-- Information provided start --

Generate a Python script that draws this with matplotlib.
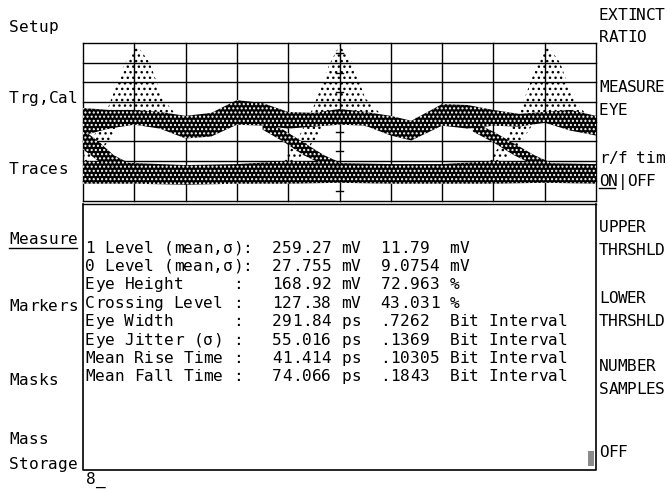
import matplotlib
matplotlib.use("Agg")
import matplotlib.pyplot as plt

plt.rcParams['hatch.linewidth'] = 1.0

W, H, DPI = 667, 490, 100
FONT = 'DejaVu Sans Mono'
FS = 11.6
CW = 9.85   # character pitch of the measurement text, px
CW_KEY = 9.3  # pitch of the right softkey labels, px

# softkey labels
left_keys = ["Setup", "Trg,Cal", "Traces", "Measure", "Markers", "Masks", "Mass", "Storage"]
left_key_y = [26, 97, 168, 238, 305, 379, 438, 463]
right_keys = ["EXTINCT", "RATIO", "MEASURE", "EYE", "r/f tim", "ON|OFF",
              "UPPER", "THRSHLD", "LOWER", "THRSHLD", "NUMBER", "SAMPLES", "OFF"]
right_key_y = [14, 37, 86, 109, 157, 180, 226, 249, 297, 320, 365, 388, 451]

# measurement table
meas_names = ["1 Level (mean,σ)", "0 Level (mean,σ)", "Eye Height", "Crossing Level",
              "Eye Width", "Eye Jitter (σ)", "Mean Rise Time", "Mean Fall Time"]
colon_col = [16, 16, 15, 15, 15, 15, 15, 15]
meas_value = ["259.27", "27.755", "168.92", "127.38", "291.84", "55.016", "41.414", "74.066"]
meas_unit = ["mV", "mV", "mV", "mV", "ps", "ps", "ps", "ps"]
meas_value2 = ["11.79", "9.0754", "72.963", "43.031", ".7262", ".1369", ".10305", ".1843"]
meas_unit2 = ["mV", "mV", "%", "%", "Bit Interval", "Bit Interval", "Bit Interval", "Bit Interval"]

# eye diagram, in screen divisions (10 x 8)
ub_x = [0.0, 0.5, 1.0, 1.5, 2.0, 2.5, 3.0, 3.5, 4.0, 4.5, 5.0, 5.5, 6.0, 6.4, 7.0, 7.5, 8.0, 8.5, 9.0, 9.5, 10.0]
ub_top = [4.7, 4.6, 4.6, 4.5, 4.3, 4.45, 5.1, 4.95, 4.5, 4.45, 4.65, 4.5, 4.3, 4.05, 4.9, 4.85, 4.6, 4.4, 4.5, 4.6, 4.3]
ub_bot = [3.3, 3.65, 3.85, 3.65, 3.15, 3.25, 3.85, 3.8, 3.65, 3.75, 3.85, 3.8, 3.3, 3.05, 3.8, 3.65, 3.8, 3.75, 3.95, 3.55, 3.3]

lb_x = [0, 1, 2, 3, 4, 5, 6, 7, 8, 9, 10]
lb_top = [2.0, 1.9, 1.8, 1.85, 2.0, 1.9, 1.85, 1.85, 2.0, 1.9, 1.85]
lb_bot = [0.85, 0.85, 0.8, 0.85, 0.85, 0.9, 0.85, 0.85, 0.85, 0.9, 0.85]

fall1_x = [0.0, 0.3, 0.6, 0.9]
fall1_top = [3.6, 3.0, 2.3, 1.9]
fall1_bot = [2.6, 2.0, 1.7, 1.6]
fall2_x = [3.5, 3.9, 4.3, 4.7, 5.0]
fall2_top = [4.0, 3.6, 2.95, 2.3, 1.95]
fall2_bot = [3.6, 3.0, 2.3, 1.8, 1.7]
fall3_x = [7.6, 8.0, 8.4, 8.8, 9.1]
fall3_top = [4.0, 3.5, 2.9, 2.3, 1.95]
fall3_bot = [3.5, 2.95, 2.3, 1.8, 1.7]

spike1_x = [-0.1, 0.2, 0.5, 0.8, 1.05, 1.3, 1.55, 1.8]
spike1_top = [2.0, 3.2, 4.8, 6.9, 7.9, 7.0, 5.2, 4.4]
spike1_bot = [1.9, 2.1, 3.0, 4.2, 4.3, 4.3, 4.2, 4.2]
spike2_x = [3.9, 4.2, 4.5, 4.8, 5.0, 5.25, 5.5, 5.8]
spike2_top = [2.0, 3.2, 4.8, 6.9, 7.9, 7.0, 5.2, 4.4]
spike2_bot = [1.9, 2.1, 3.0, 4.2, 4.3, 4.3, 4.2, 4.2]
spike3_x = [7.9, 8.25, 8.55, 8.85, 9.05, 9.3, 9.55, 9.8]
spike3_top = [2.0, 3.2, 4.8, 6.9, 7.9, 7.0, 5.2, 4.4]
spike3_bot = [1.9, 2.1, 3.0, 4.2, 4.3, 4.3, 4.2, 4.2]

# screen geometry (px)
GX0, GX1, GY0, GY1 = 83, 596, 43, 200.5
BOX_TOP, BOX_BOT = 203.5, 470

fig = plt.figure(figsize=(W / DPI, H / DPI), dpi=DPI)
fig.patch.set_facecolor('white')

# ---- eye diagram graticule ----
ax = fig.add_axes([GX0 / W, 1 - GY1 / H, (GX1 - GX0) / W, (GY1 - GY0) / H])
ax.set_xlim(0, 10)
ax.set_ylim(0, 8)
ax.axis('off')

for i in range(11):
    ax.axvline(i, color='black', lw=1.0, zorder=1, clip_on=False)
for j in range(9):
    ax.axhline(j, color='black', lw=1.0, zorder=1, clip_on=False)
for k in range(8):
    ax.plot([4.93, 5.07], [k + 0.5, k + 0.5], color='black', lw=1.0, zorder=1)
for k in range(10):
    ax.plot([k + 0.5, k + 0.5], [3.82, 4.18], color='black', lw=1.0, zorder=1)

# sparse overshoot / rising edge samples
for xs, top, bot in [(spike1_x, spike1_top, spike1_bot),
                     (spike2_x, spike2_top, spike2_bot),
                     (spike3_x, spike3_top, spike3_bot)]:
    ax.fill_between(xs, bot, top, facecolor='none', edgecolor='black',
                    hatch='...', lw=0, zorder=2)

# dense sample bands
for xs, top, bot in [(ub_x, ub_top, ub_bot), (lb_x, lb_top, lb_bot),
                     (fall1_x, fall1_top, fall1_bot), (fall2_x, fall2_top, fall2_bot),
                     (fall3_x, fall3_top, fall3_bot)]:
    ax.fill_between(xs, bot, top, facecolor='black', edgecolor='white',
                    hatch='....', lw=0, zorder=3)

# ---- overlay in pixel coordinates for frame and text ----
ov = fig.add_axes([0, 0, 1, 1], zorder=5)
ov.set_xlim(0, W)
ov.set_ylim(H, 0)
ov.axis('off')
ov.patch.set_alpha(0)

ov.plot([GX0, GX1], [BOX_TOP, BOX_TOP], color='black', lw=1.0)
ov.plot([GX0, GX0, GX1, GX1], [BOX_TOP, BOX_BOT, BOX_BOT, BOX_TOP], color='black', lw=1.2)
ov.add_patch(plt.Rectangle((588, 451), 6, 15, facecolor='#8a8a8a', edgecolor='none'))


def put(x, y, s, pitch=CW):
    # one glyph per character cell, like the instrument's fixed text grid
    for n, ch in enumerate(s):
        if ch != ' ':
            ov.text(x + n * pitch, y + 5.5, ch, fontfamily=FONT, fontsize=FS,
                    ha='left', va='baseline', color='black')


for s, y in zip(left_keys, left_key_y):
    put(9, y, s)
ov.plot([9, 77], [248, 248], color='black', lw=1.0)

for s, y in zip(right_keys, right_key_y):
    put(599, y, s, pitch=CW_KEY)
ov.plot([599, 615], [188, 188], color='black', lw=1.0)

ROW0, ROWSTEP = 247, 18.4
for i in range(len(meas_names)):
    y = ROW0 + i * ROWSTEP
    put(GX0 + 2, y, meas_names[i])
    put(GX0 + 2 + colon_col[i] * CW, y, ":")
    put(GX0 + 2 + 19 * CW, y, meas_value[i])
    put(GX0 + 2 + 26 * CW, y, meas_unit[i])
    put(GX0 + 2 + 30 * CW, y, meas_value2[i])
    put(GX0 + 2 + 37 * CW, y, meas_unit2[i])

put(86, 478, "8_")

fig.savefig('out.png', dpi=DPI, facecolor='white')
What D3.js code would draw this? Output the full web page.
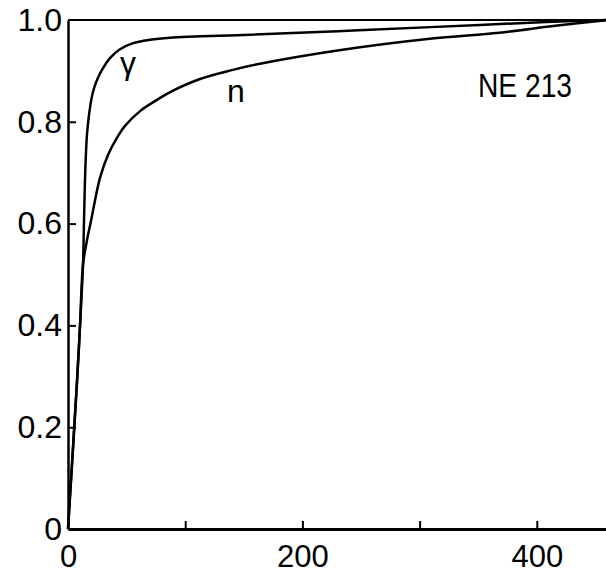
<!DOCTYPE html>
<html>
<head>
<meta charset="utf-8">
<script src="https://cdn.jsdelivr.net/npm/d3@7"></script>
<style>
  body { margin: 0; background: #fff; }
  svg { display: block; }
  .axis text { font-family: "Liberation Sans", Arial, sans-serif; font-size: 32px; fill: #000; }
  .x.axis text { font-size: 31px; }
  .axis path, .axis line { stroke: #000; }
  .lbl { font-family: "Liberation Sans", Arial, sans-serif; fill: #000; }
</style>
</head>
<body>
<script>
// curve values (x = channel, y = normalised value)
var gammaX = [0, 7.7, 10.2, 12.8, 13.6, 14.2, 15, 16.2, 18, 20, 22.5, 25.5, 29, 35.8, 44, 55, 70, 87, 155, 230, 309, 408, 460];
var gammaY = [0, 0.29, 0.397, 0.519, 0.600, 0.660, 0.720, 0.775, 0.815, 0.845, 0.868, 0.886, 0.902, 0.925, 0.942, 0.954, 0.961, 0.965, 0.971, 0.978, 0.986, 0.996, 1.0];

var neutronX = [0, 7.7, 10.2, 12.8, 16, 19.6, 23, 27.3, 34.1, 42.6, 48.6, 62, 75.9, 84.4, 112.6, 140.7, 163.8, 230, 308.7, 368, 414, 460];
var neutronY = [0, 0.29, 0.397, 0.519, 0.565, 0.605, 0.645, 0.690, 0.735, 0.772, 0.792, 0.822, 0.843, 0.855, 0.884, 0.902, 0.914, 0.940, 0.963, 0.975, 0.988, 1.0];

var xTicks = [0, 100, 200, 300, 400];
var xLabels = [0, 200, 400];
var yTicks = [0, 0.2, 0.4, 0.6, 0.8, 1.0];

var curves = [
  {name: "γ", xs: gammaX, ys: gammaY},
  {name: "n", xs: neutronX, ys: neutronY}
];

var width = 606, height = 574;

var x = d3.scaleLinear()
  .domain([0, 500])
  .range([68, 654]);

var y = d3.scaleLinear()
  .domain([0, 1])
  .range([529, 20]);

var svg = d3.select("body").append("svg")
  .attr("width", width)
  .attr("height", height);

var xAxis = d3.axisBottom(x)
  .tickValues(xTicks)
  .tickSizeInner(-8)
  .tickSizeOuter(0)
  .tickPadding(16)
  .tickFormat(function(d) { return xLabels.indexOf(d) >= 0 ? d : ""; });

var yAxis = d3.axisLeft(y)
  .tickValues(yTicks)
  .tickSizeInner(-8)
  .tickSizeOuter(0)
  .tickPadding(6)
  .tickFormat(function(d) { return d === 0 ? "0" : d3.format(".1f")(d); });

var gx = svg.append("g")
  .attr("class", "x axis")
  .attr("transform", "translate(0," + y(0) + ")")
  .call(xAxis);
gx.select(".domain").attr("stroke-width", 3);
gx.selectAll(".tick line").attr("stroke-width", 2);
gx.selectAll(".tick").filter(function(d) { return d === 0; }).select("line").remove();

var gy = svg.append("g")
  .attr("class", "y axis")
  .attr("transform", "translate(" + x(0) + ",0)")
  .call(yAxis);
gy.select(".domain").attr("stroke-width", 2.5);
gy.selectAll(".tick line").attr("stroke-width", 2);
gy.selectAll(".tick").filter(function(d) { return d === 0 || d === 1; }).select("line").remove();

// top frame line
svg.append("line")
  .attr("x1", x(0)).attr("x2", x(500))
  .attr("y1", y(1)).attr("y2", y(1))
  .attr("stroke", "#000")
  .attr("stroke-width", 2);

var line = d3.line()
  .x(function(d) { return x(d[0]); })
  .y(function(d) { return y(d[1]); })
  .curve(d3.curveCatmullRom.alpha(0.5));

svg.selectAll(".curve")
  .data(curves)
  .enter().append("path")
  .attr("class", "curve")
  .attr("fill", "none")
  .attr("stroke", "#000")
  .attr("stroke-width", 2.5)
  .attr("d", function(c) {
    return line(c.xs.map(function(v, i) { return [v, c.ys[i]]; }));
  });

// curve labels
svg.append("text")
  .attr("class", "lbl")
  .attr("x", 128).attr("y", 74)
  .attr("text-anchor", "middle")
  .style("font-size", "32px")
  .text("γ");

svg.append("text")
  .attr("class", "lbl")
  .attr("x", 236).attr("y", 102)
  .attr("text-anchor", "middle")
  .style("font-size", "32px")
  .text("n");

svg.append("text")
  .attr("class", "lbl")
  .attr("x", 478).attr("y", 97)
  .style("font-size", "34px")
  .attr("textLength", 94)
  .attr("lengthAdjust", "spacingAndGlyphs")
  .text("NE 213");
</script>
</body>
</html>
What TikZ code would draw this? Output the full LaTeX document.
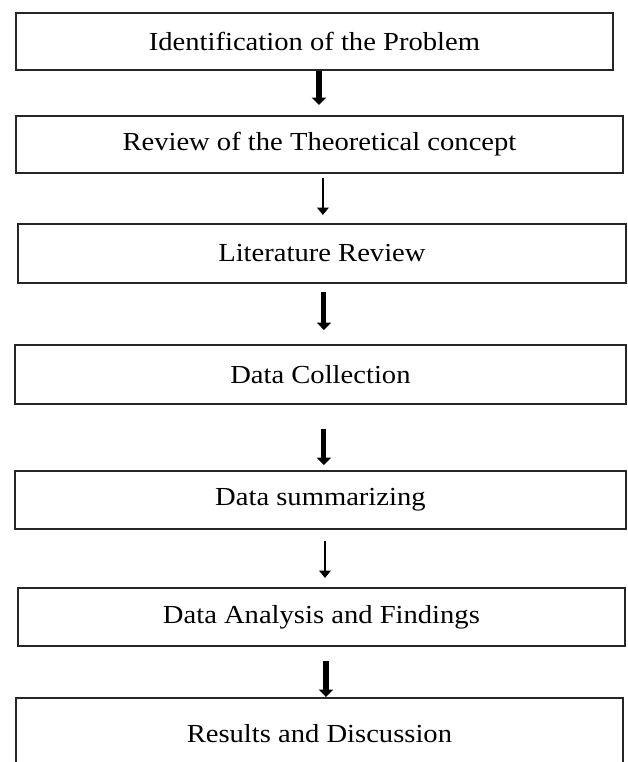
\documentclass[tikz,border=0pt]{standalone}
\usepackage{fontspec}
\setmainfont{Liberation Serif}
\usetikzlibrary{positioning,arrows.meta}

\begin{document}
\begin{tikzpicture}[
  x=0.75pt, y=-0.75pt,
  stage/.style={draw=black!85, line width=1.4pt, anchor=north west, minimum height=43pt,
    inner sep=0pt, font=\fontsize{19.5}{22}\selectfont\addfontfeature{FakeStretch=1.1}},
  heavy/.style={line width=3.8pt, -{Triangle[length=5.5pt, width=10.5pt]}},
  light/.style={line width=2.1pt, -{Triangle[length=5.5pt, width=8.5pt]}}
]
\useasboundingbox (0,0) rectangle (627,762);
\node[stage, minimum width=447.75pt] (prob) at (15,12) {Identification of the Problem};
\node[stage, minimum width=455.25pt] (theo) at (15,115) {Review of the Theoretical concept};
\node[stage, minimum width=456pt, minimum height=44.25pt] (lit) at (17,223) {Literature Review};
\node[stage, minimum width=458.25pt, minimum height=44.25pt] (coll) at (14,344) {Data Collection};
\node[stage, minimum width=458.25pt, minimum height=43.5pt] (summ) at (14,470) {Data summarizing};
\node[stage, minimum width=455.25pt, minimum height=43.5pt] (anal) at (17,587) {Data Analysis and Findings};
\node[stage, minimum width=455.25pt, minimum height=54pt] (res) at (15,697) {Results and Discussion};
\draw[heavy, shorten >=7.5pt] ([xshift=3.4pt]prob.south) -- ([xshift=3.4pt]prob.south |- theo.north);
\draw[light, shorten <=3pt, shorten >=6pt] ([xshift=2.6pt]theo.south) -- ([xshift=2.6pt]theo.south |- lit.north);
\draw[heavy, shorten <=6pt, shorten >=10.5pt] ([xshift=1.5pt]lit.south) -- ([xshift=1.5pt]lit.south |- coll.north);
\draw[heavy, shorten <=18pt, shorten >=3.75pt] ([xshift=2.6pt]coll.south) -- ([xshift=2.6pt]coll.south |- summ.north);
\draw[light, shorten <=8.25pt, shorten >=6.75pt] ([xshift=3.4pt]summ.south) -- ([xshift=3.4pt]summ.south |- anal.north);
\draw[heavy, shorten <=10.5pt] ([xshift=3.4pt]anal.south) -- ([xshift=3.4pt]anal.south |- res.north);
\end{tikzpicture}
\end{document}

-- Information provided end --

- The exercise
Everything from the first line of the entries through the line that contains "365, 388, 451]" is to be reproduced exactly, except the pictures.

- Answer in full
Generate a Python script that draws this with matplotlib.
import matplotlib
matplotlib.use("Agg")
import matplotlib.pyplot as plt

plt.rcParams['hatch.linewidth'] = 1.0

W, H, DPI = 667, 490, 100
FONT = 'DejaVu Sans Mono'
FS = 11.6
CW = 9.85   # character pitch of the measurement text, px
CW_KEY = 9.3  # pitch of the right softkey labels, px

# softkey labels
left_keys = ["Setup", "Trg,Cal", "Traces", "Measure", "Markers", "Masks", "Mass", "Storage"]
left_key_y = [26, 97, 168, 238, 305, 379, 438, 463]
right_keys = ["EXTINCT", "RATIO", "MEASURE", "EYE", "r/f tim", "ON|OFF",
              "UPPER", "THRSHLD", "LOWER", "THRSHLD", "NUMBER", "SAMPLES", "OFF"]
right_key_y = [14, 37, 86, 109, 157, 180, 226, 249, 297, 320, 365, 388, 451]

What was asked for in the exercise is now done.